Earlier this year there was a collaborative effort to improve linguistics, #lingwiki. If you are new to wikipedia editing this is a great place to start, read more about it on Grecthen McCulloch's blog and also here on Humans Who Read Grammars. There is information there about what articles need work and how Wikipedia editing works.

Also, have a look at this manual for how to edit wikipedia in general. Not all pages on Wikipedia are protected, meaning you can edit them without being a registered user. However, I strongly recommend that you register as an official user, it is quick and easy and it lets you keep track of what you have going on.

Would you perhaps like to join the next online collaborative wikipedia edi-a-thon?

4) GLOTTOPEDIA
Glottopedia is Wikipedia for Linguists by Linguists. Glottopedia is what happened when the people at WikiLingua at the University of Trier and Linguipedia at the MPI in Leipzig merged. It's free, it's directed to linguists and you can contribute yourself. There's already lots of articles and it's run by several very prominent scholars of linguistics. Also, our wonderful fellow tumblr Linguisten (aka Jan Wohlegemuth) is an editor!

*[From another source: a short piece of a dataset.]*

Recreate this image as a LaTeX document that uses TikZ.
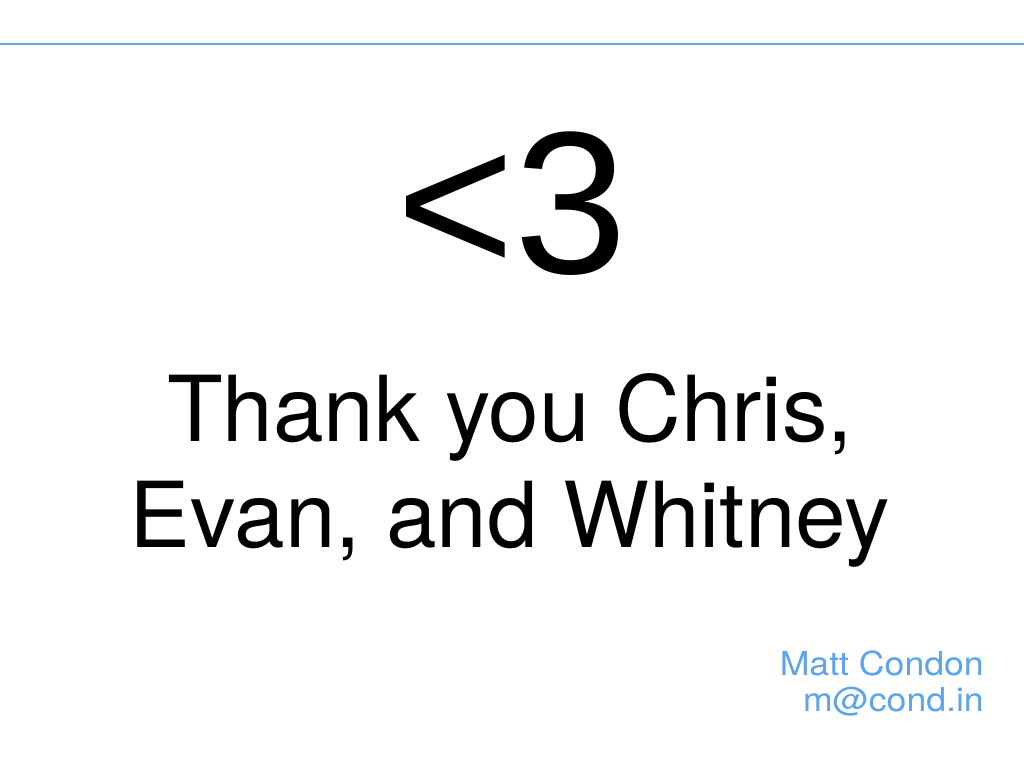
\documentclass[tikz,border=0pt]{standalone}
\usepackage{fontspec}
\setmainfont{TeX Gyre Heros}
\newfontfamily\heartfont{Liberation Sans}
\newfontfamily\sigfont[FakeStretch=1.08]{TeX Gyre Heros}
\definecolor{rulecol}{RGB}{106,166,216}
\definecolor{sigblue}{RGB}{92,164,236}
\begin{document}
\begin{tikzpicture}[x=1pt,y=1pt,
  bigtext/.style={inner sep=0pt,anchor=base,font=\heartfont\fontsize{203}{203}\selectfont},
  thanks/.style={inner sep=0pt,anchor=base,font=\fontsize{91}{91}\selectfont},
  sig/.style={inner sep=0pt,anchor=base east,text=sigblue,font=\sigfont\fontsize{33}{33}\selectfont}]
\useasboundingbox[fill=white] (0,0) rectangle (1024,768);
\coordinate (rl) at (0,724);
\coordinate (rr) at (1024,724);
\draw[rulecol,line width=1.5pt] (rl) -- (rr);
\node[bigtext] (heart) at (512,494) {<3};
\node[thanks] (t1) at (510,326) {Thank you Chris,};
\node[thanks] (t2) at (510,220) {Evan, and Whitney};
\node[sig] (name) at (984,93) {Matt Condon};
\node[sig] (mail) at (984,57) {m@cond.in};
\end{tikzpicture}
\end{document}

Glottopedia works almost exactly like Wikipedia, you can read more about editing Glottopedia here.


Ok, that's it for now. I hope you found this useful and that you will join the tribe of people improving these different resources, it is always needed and appreciated. For the most recent edition of Ethnologue they made nearly 60,000 updates and corrections. It is not easy maintaining a resource on so many entities that is also every changing. Sometimes helping out with this is easier than you think, even correcting things that you find "obvious" is very helpful.
-------------

* Yes, you read that right. Thought that the most recent edition that came out last year would stick around for a while? Apparently not. Ethnologue says that they've got the production process organised effectively in such a way so that they can updated much more often. The 17th edition that is currently in effect came out in 2014, the previous ones came out 2009, 2005, 2000 and 1996 respectively.